It's very weird reading my previous posts... my journey from "I'll never let go of the idea of God" to "I think I'm an atheist" has been remarkably brief, but it hasn't felt like it. It feels like I've been heading this direction for ages but simply now allowing myself to think about it... not wanting to leave the comfy fold of religion. Now that I'm here, it feels like it's been a whirlwind.
Yesterday I filled my Google Reader with a couple dozen atheist blogs - it's like an addiction - I LOVE reading them! And along the way, so many bloggers are pointing me to crazy conservative Christian blogs and videos and it FREAKS ME OUT that I was associated with these people!

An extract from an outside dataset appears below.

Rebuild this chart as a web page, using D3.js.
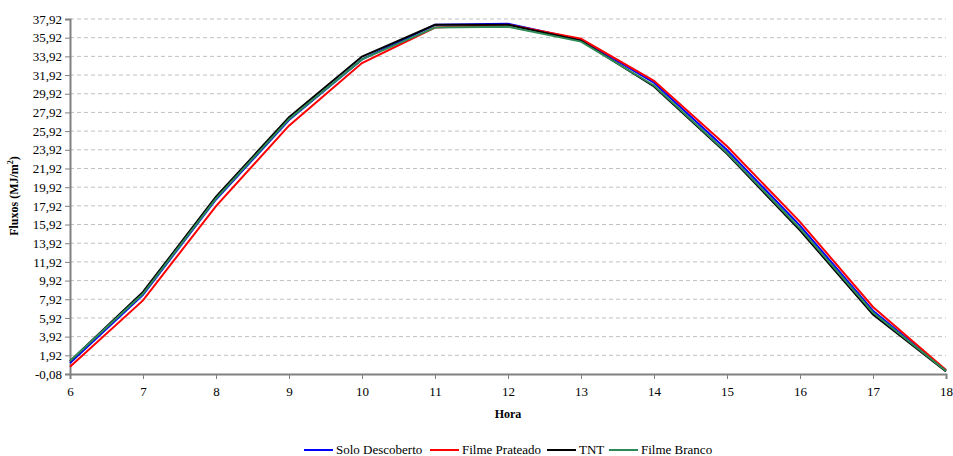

But there's a real freedom that has come from shedding irrational beliefs. All those "God" questions are no longer vexing - they simply dissolve in the light of truth and reality. It is incredibly peaceful.
But how can God be both all powerful and all good? Simple, he can't because he doesn't exist.
How can we reconcile the fact that some prayers are answered and some aren't? No prayers are answered. There is no God to answer prayers.
Why are there so many contradictions in the Bible? Because the Bible was written by PEOPLE. No divine inspiration necessary.
Why does God seem so cruel sometimes in the Old Testament? Because those were ancient, barbaric times, and ancient, barbaric people. They're the ones who told these stories. Their God matched their culture.
I suppose I could go on all day (this is nothing new to anyone who has been out of Christianity for awhile, or never been in it.) But I actually find this fun! It's like, finally... FINALLY... my questions are answered!
And I'm no longer striving to live up to the demands of an external Being but rather trying to live well and be a good person for the sake of goodness itself. Not because God demands it of me but because I demand it of myself.
And how preposterous it is, to think that morality can only come from God! More on this later.